1.         Risk retention group's goals and objectives relevant to the compensation of officers and service providers.

2.         The officers' and service providers' performance in light of those goals and objectives.

3.         The continued engagement of the officers and material service providers.

(4)        Governance standards. – The board of directors shall adopt and disclose governance standards. For purposes of this subdivision, "disclose" means making such information available through electronic or other means, such as posting on the risk retention group's Web site, and providing such information to members or insureds upon request. The standards to be disclosed shall include all of the following:

a.         A process by which the directors are elected by the owner/insureds.

b.         Director qualification standards.

c.         Director responsibilities.

d.         Director access to management and, as necessary and appropriate, independent advisors.

e.         Director compensation.

f.          Director orientation and continuing education.

g.         The policies and procedures that are followed for management succession.

h.         The policies and procedures that are followed for annual performance evaluation of the board.

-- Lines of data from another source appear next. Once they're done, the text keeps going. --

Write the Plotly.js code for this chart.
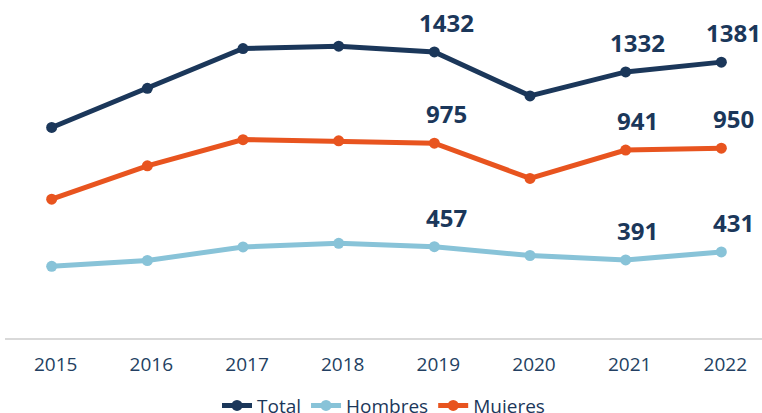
<!DOCTYPE html>
<html>
<head>
<meta charset="utf-8">
<script src="https://cdn.plot.ly/plotly-3.0.1.min.js"></script>
<style>html,body{margin:0;padding:0;background:#fff;}#chart{width:762px;height:413px;}</style>
</head>
<body>
<div id="chart"></div>
<script>
const years = [2015, 2016, 2017, 2018, 2019, 2020, 2021, 2022];
const total = [1054, 1250, 1449, 1461, 1432, 1212, 1332, 1381];
const hombres = [359, 388, 456, 474, 457, 413, 391, 431];
const mujeres = [695, 862, 993, 987, 975, 799, 941, 950];
const labelYears = [2019, 2021, 2022];

const cTotal = '#1b375a', cHom = '#88c3d8', cMuj = '#e8541f';
const txt = '#1b375a';

function mk(name, y, color) {
  return {
    x: years, y: y, name: name, type: 'scatter', mode: 'lines+markers',
    line: {color: color, width: 5},
    marker: {color: color, size: 11}
  };
}
const traces = [mk('Total', total, cTotal), mk('Hombres', hombres, cHom), mk('Mujeres', mujeres, cMuj)];

const annotations = [];
[total, mujeres, hombres].forEach(series => {
  labelYears.forEach(yr => {
    const i = years.indexOf(yr);
    annotations.push({
      x: yr, y: series[i], text: String(series[i]), showarrow: false,
      xref: 'x', yref: 'y', xanchor: 'center', yanchor: 'middle',
      xshift: 12, yshift: 29.5,
      font: {family: 'Open Sans', size: 24, color: txt, weight: 700}
    });
  });
});

const layout = {
  width: 762, height: 413,
  margin: {l: 5, r: 0, t: 0, b: 75, autoexpand: false},
  paper_bgcolor: '#fff', plot_bgcolor: '#fff',
  showlegend: true,
  legend: {orientation: 'h', x: 0.5, xanchor: 'center', y: -0.2, yanchor: 'middle',
    font: {family: 'Open Sans', size: 19, color: txt}, itemwidth: 30, tracegroupgap: 0},
  xaxis: {
    range: [2014.512, 2022.425], tickvals: years, ticktext: years.map(String),
    showgrid: false, zeroline: false, showline: true, linecolor: '#d9d9d9', linewidth: 2,
    ticks: '', ticklabelstandoff: 8, ticklabelshift: 4,
    tickfont: {family: 'Open Sans', size: 19, color: '#233f62'}, fixedrange: true
  },
  yaxis: {range: [0, 1692], visible: false, showgrid: false, zeroline: false, fixedrange: true},
  annotations: annotations
};

Plotly.newPlot('chart', traces, layout, {displayModeBar: false, staticPlot: true});
</script>
</body>
</html>
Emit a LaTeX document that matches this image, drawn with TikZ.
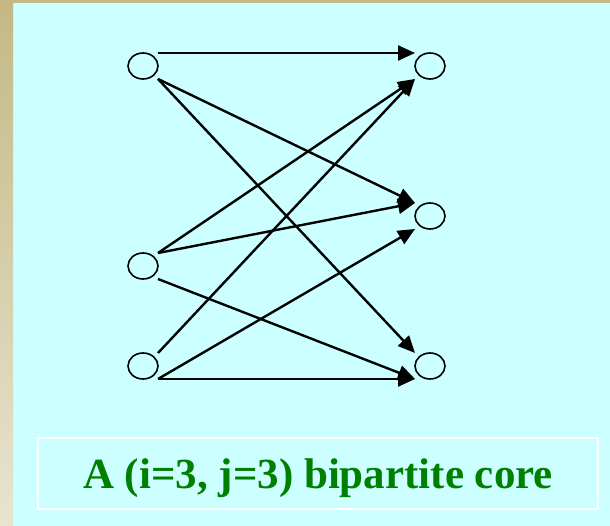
\documentclass[tikz,border=0pt]{standalone}
\usepackage{fontspec}
\setmainfont{Liberation Serif}
\usetikzlibrary{shapes.geometric,arrows.meta}
\definecolor{panel}{HTML}{CCFFFF}
\definecolor{tan}{HTML}{C4B884}
\definecolor{tanlight}{HTML}{E8E4D0}
\definecolor{tgreen}{HTML}{008000}
\tikzset{
  vert/.style={ellipse,draw=black,line width=1.6pt,minimum width=30pt,minimum height=26pt,inner sep=0pt,outer sep=0pt},
  arr/.style={line width=2.4pt,-{Triangle[length=17pt,width=15pt]}},
  capbox/.style={draw=white,line width=2pt,minimum width=560pt,minimum height=71pt,inner sep=0pt},
  captext/.style={inner sep=0pt,text=tgreen,font=\fontsize{43pt}{47pt}\selectfont\bfseries}
}
\begin{document}
\begin{tikzpicture}[x=1pt,y=-1pt]
\useasboundingbox (0,0) rectangle (610,526);
% background
\fill[panel] (0,0) rectangle (610,526);
\fill[tan] (0,0) rectangle (610,3.3);
\shade[top color=tan,bottom color=tanlight] (0,0) rectangle (13,526);
% vertices
\node[vert] (L1) at (143,66) {};
\node[vert] (L2) at (143,266) {};
\node[vert] (L3) at (143,366) {};
\node[vert] (R1) at (430,66) {};
\node[vert] (R2) at (430,216) {};
\node[vert] (R3) at (430,366) {};
% edges
\draw[arr] (L1.east |- L1.north) -- (R1.west |- R1.north);
\draw[arr] (L1.east |- L1.south) -- (R2.west |- R2.north);
\draw[arr] (L1.east |- L1.south) -- (R3.west |- R3.north);
\draw[arr] (L2.east |- L2.north) -- (R1.west |- R1.south);
\draw[arr] (L2.east |- L2.north) -- (R2.west |- R2.north);
\draw[arr] (L2.east |- L2.south) -- (R3.west |- R3.south);
\draw[arr] (L3.east |- L3.north) -- (R1.west |- R1.south);
\draw[arr] (L3.east |- L3.south) -- (R2.west |- R2.south);
\draw[arr] (L3.east |- L3.south) -- (R3.west |- R3.south);
% caption
\node[capbox] (cap) at (318,473) {};
\node[captext,anchor=base] (captxt) at (318,488) {A (i=3, j=3) bipartite core};
\end{tikzpicture}
\end{document}
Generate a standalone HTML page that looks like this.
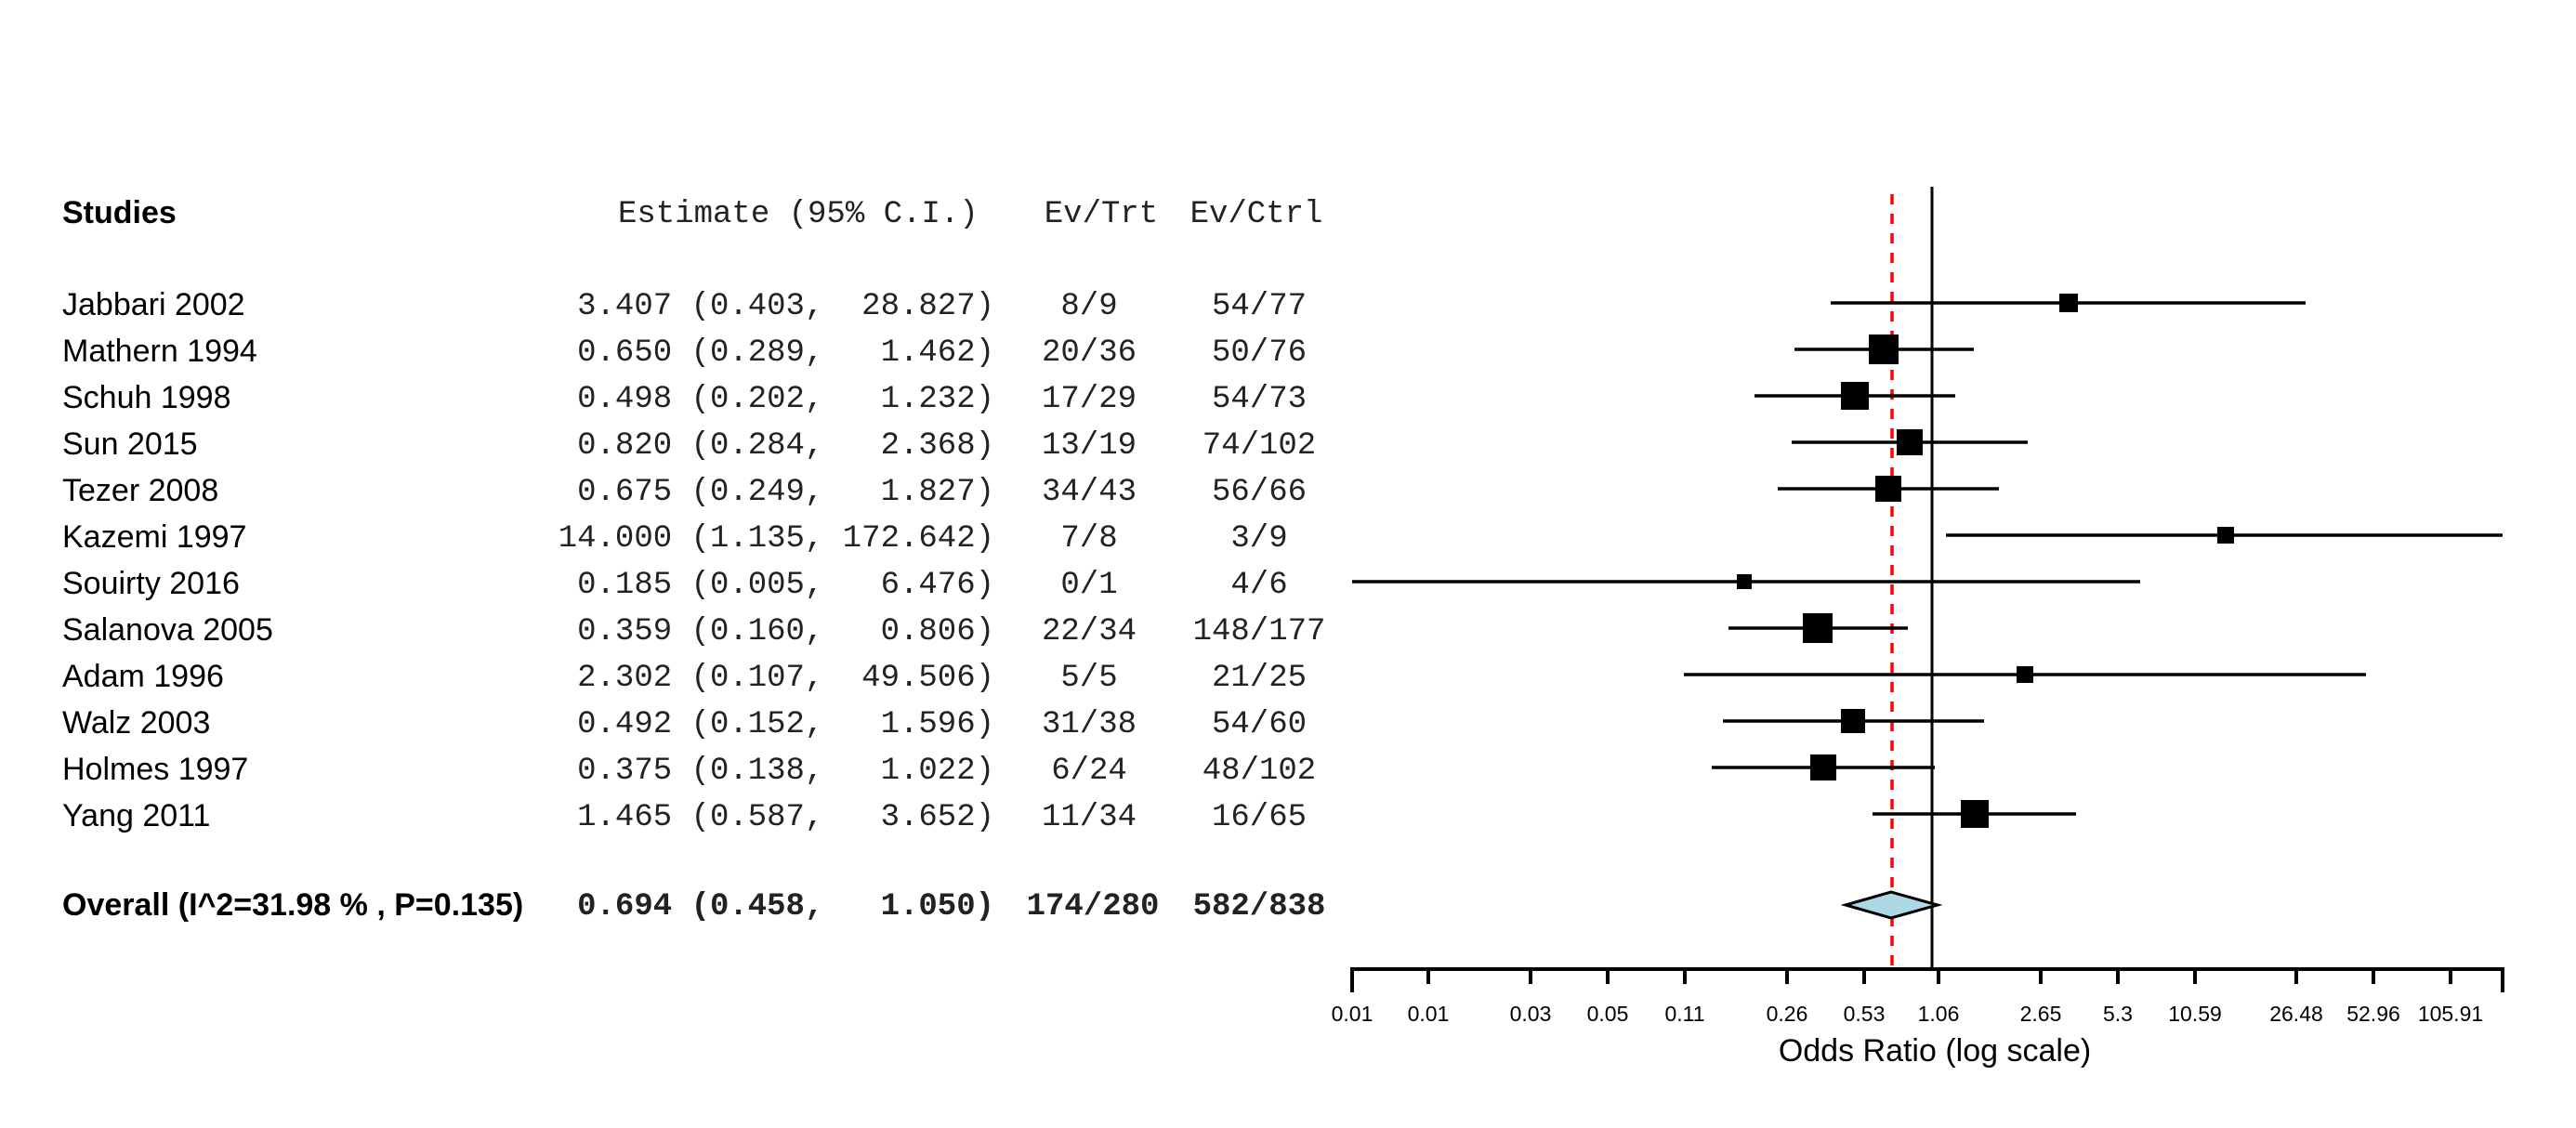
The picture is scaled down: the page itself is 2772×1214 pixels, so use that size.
<!DOCTYPE html>
<html><head><meta charset="utf-8"><style>
html,body{margin:0;padding:0;background:#fff;}
svg{display:block;}
.s{font-family:"Liberation Sans",Arial,sans-serif;font-size:34px;fill:#000;}
.m{font-family:"Liberation Mono","Courier New",monospace;font-size:34px;fill:#222;}
.t{font-family:"Liberation Sans",Arial,sans-serif;font-size:23px;fill:#000;text-anchor:middle;}
</style></head><body>
<svg width="2772" height="1214" viewBox="0 0 2772 1214" xmlns="http://www.w3.org/2000/svg">
<text class="s" x="67" y="240" font-weight="bold">Studies</text>
<text class="m" x="665" y="239" xml:space="preserve">Estimate (95% C.I.)</text>
<text class="m" x="1185" y="239" text-anchor="middle">Ev/Trt</text>
<text class="m" x="1352" y="239" text-anchor="middle">Ev/Ctrl</text>

<text class="s" x="67" y="339">Jabbari 2002</text>
<text class="s" x="67" y="389">Mathern 1994</text>
<text class="s" x="67" y="439">Schuh 1998</text>
<text class="s" x="67" y="489">Sun 2015</text>
<text class="s" x="67" y="539">Tezer 2008</text>
<text class="s" x="67" y="589">Kazemi 1997</text>
<text class="s" x="67" y="639">Souirty 2016</text>
<text class="s" x="67" y="689">Salanova 2005</text>
<text class="s" x="67" y="739">Adam 1996</text>
<text class="s" x="67" y="789">Walz 2003</text>
<text class="s" x="67" y="839">Holmes 1997</text>
<text class="s" x="67" y="889">Yang 2011</text>
<g text-anchor="end">
<text class="m" x="1070" y="338" xml:space="preserve">3.407 (0.403,  28.827)</text>
<text class="m" x="1070" y="388" xml:space="preserve">0.650 (0.289,   1.462)</text>
<text class="m" x="1070" y="438" xml:space="preserve">0.498 (0.202,   1.232)</text>
<text class="m" x="1070" y="488" xml:space="preserve">0.820 (0.284,   2.368)</text>
<text class="m" x="1070" y="538" xml:space="preserve">0.675 (0.249,   1.827)</text>
<text class="m" x="1070" y="588" xml:space="preserve">14.000 (1.135, 172.642)</text>
<text class="m" x="1070" y="638" xml:space="preserve">0.185 (0.005,   6.476)</text>
<text class="m" x="1070" y="688" xml:space="preserve">0.359 (0.160,   0.806)</text>
<text class="m" x="1070" y="738" xml:space="preserve">2.302 (0.107,  49.506)</text>
<text class="m" x="1070" y="788" xml:space="preserve">0.492 (0.152,   1.596)</text>
<text class="m" x="1070" y="838" xml:space="preserve">0.375 (0.138,   1.022)</text>
<text class="m" x="1070" y="888" xml:space="preserve">1.465 (0.587,   3.652)</text>
</g>
<g text-anchor="middle">
<text class="m" x="1172" y="338">8/9</text><text class="m" x="1355" y="338">54/77</text>
<text class="m" x="1172" y="388">20/36</text><text class="m" x="1355" y="388">50/76</text>
<text class="m" x="1172" y="438">17/29</text><text class="m" x="1355" y="438">54/73</text>
<text class="m" x="1172" y="488">13/19</text><text class="m" x="1355" y="488">74/102</text>
<text class="m" x="1172" y="538">34/43</text><text class="m" x="1355" y="538">56/66</text>
<text class="m" x="1172" y="588">7/8</text><text class="m" x="1355" y="588">3/9</text>
<text class="m" x="1172" y="638">0/1</text><text class="m" x="1355" y="638">4/6</text>
<text class="m" x="1172" y="688">22/34</text><text class="m" x="1355" y="688">148/177</text>
<text class="m" x="1172" y="738">5/5</text><text class="m" x="1355" y="738">21/25</text>
<text class="m" x="1172" y="788">31/38</text><text class="m" x="1355" y="788">54/60</text>
<text class="m" x="1172" y="838">6/24</text><text class="m" x="1355" y="838">48/102</text>
<text class="m" x="1172" y="888">11/34</text><text class="m" x="1355" y="888">16/65</text>
</g>
<text class="s" x="67" y="985" font-weight="bold">Overall (I^2=31.98 % , P=0.135)</text>
<text class="m" x="1070" y="984" text-anchor="end" font-weight="bold" xml:space="preserve">0.694 (0.458,   1.050)</text>
<text class="m" x="1176" y="984" text-anchor="middle" font-weight="bold">174/280</text>
<text class="m" x="1355" y="984" text-anchor="middle" font-weight="bold">582/838</text>

<line x1="2079" y1="201" x2="2079" y2="1043" stroke="#000" stroke-width="3"/>
<line x1="2036" y1="209" x2="2036" y2="1043" stroke="#f00" stroke-width="3.5" stroke-dasharray="11 10"/>

<g stroke="#000" stroke-width="3.5">
<line x1="1970" y1="326" x2="2481" y2="326"/>
<line x1="1931" y1="376" x2="2124" y2="376"/>
<line x1="1888" y1="426" x2="2104" y2="426"/>
<line x1="1928" y1="476" x2="2182" y2="476"/>
<line x1="1913" y1="526" x2="2151" y2="526"/>
<line x1="2094" y1="576" x2="2693" y2="576"/>
<line x1="1455" y1="626" x2="2303" y2="626"/>
<line x1="1860" y1="676" x2="2053" y2="676"/>
<line x1="1812" y1="726" x2="2546" y2="726"/>
<line x1="1854" y1="776" x2="2135" y2="776"/>
<line x1="1842" y1="826" x2="2082" y2="826"/>
<line x1="2015" y1="876" x2="2234" y2="876"/>
</g>
<g fill="#000">
<rect x="2216" y="316" width="20" height="20"/>
<rect x="2011" y="360" width="32" height="32"/>
<rect x="1981" y="411" width="30" height="30"/>
<rect x="2041" y="462" width="28" height="28"/>
<rect x="2018" y="512" width="28" height="28"/>
<rect x="2386" y="567" width="18" height="18"/>
<rect x="1869" y="618" width="16" height="16"/>
<rect x="1940" y="660" width="32" height="32"/>
<rect x="2170" y="717" width="18" height="18"/>
<rect x="1981" y="763" width="26" height="26"/>
<rect x="1948" y="812" width="28" height="28"/>
<rect x="2110" y="861" width="30" height="30"/>
</g>
<polygon points="1986,974 2035,960 2085,974 2035,988" fill="#add8e6" stroke="#000" stroke-width="3"/>

<g stroke="#000" stroke-width="4">
<line x1="1455" y1="1043" x2="2693" y2="1043"/>
<line x1="1455" y1="1041" x2="1455" y2="1068"/>
<line x1="2693" y1="1041" x2="2693" y2="1068"/>
<line x1="1537" y1="1043" x2="1537" y2="1059"/>
<line x1="1647" y1="1043" x2="1647" y2="1059"/>
<line x1="1730" y1="1043" x2="1730" y2="1059"/>
<line x1="1813" y1="1043" x2="1813" y2="1059"/>
<line x1="1923" y1="1043" x2="1923" y2="1059"/>
<line x1="2006" y1="1043" x2="2006" y2="1059"/>
<line x1="2086" y1="1043" x2="2086" y2="1059"/>
<line x1="2196" y1="1043" x2="2196" y2="1059"/>
<line x1="2279" y1="1043" x2="2279" y2="1059"/>
<line x1="2362" y1="1043" x2="2362" y2="1059"/>
<line x1="2471" y1="1043" x2="2471" y2="1059"/>
<line x1="2554" y1="1043" x2="2554" y2="1059"/>
<line x1="2637" y1="1043" x2="2637" y2="1059"/>
</g>
<text class="t" x="1455" y="1099">0.01</text>
<text class="t" x="1537" y="1099">0.01</text>
<text class="t" x="1647" y="1099">0.03</text>
<text class="t" x="1730" y="1099">0.05</text>
<text class="t" x="1813" y="1099">0.11</text>
<text class="t" x="1923" y="1099">0.26</text>
<text class="t" x="2006" y="1099">0.53</text>
<text class="t" x="2086" y="1099">1.06</text>
<text class="t" x="2196" y="1099">2.65</text>
<text class="t" x="2279" y="1099">5.3</text>
<text class="t" x="2362" y="1099">10.59</text>
<text class="t" x="2471" y="1099">26.48</text>
<text class="t" x="2554" y="1099">52.96</text>
<text class="t" x="2637" y="1099">105.91</text>
<text class="s" x="2082" y="1142" text-anchor="middle">Odds Ratio (log scale)</text>
</svg>
</body></html>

(5)        Business conduct and ethics. – The board of directors shall adopt and disclose a code of business conduct and ethics for directors, officers, and employees and promptly disclose to the board of directors any waivers of the code for directors or executive officers. The code of business conduct and ethics shall include the following topics:

a.         Conflicts of interest.

b.         Matters covered under the corporate opportunities doctrine as that doctrine has been interpreted by the courts of this State.

c.         Confidentiality.

d.         Fair dealing.

e.         Protection and proper use of risk retention group assets.

f.          Duty of compliance with all applicable laws, rules, and regulations.

g.         A requirement to report any illegal or unethical behavior which affects the operation of the risk retention group.

(6)        Reporting noncompliance. – The captive manager or the president or chief executive officer of the risk retention group shall promptly notify the Commissioner in writing if either becomes aware of any material noncompliance with the governance standards set forth in this subsection."

 

PART IV.  EFFECTIVE DATE

SECTION 4.  Section 2 of this act becomes effective January 1, 2017. The remainder of this act becomes effective July 1, 2015.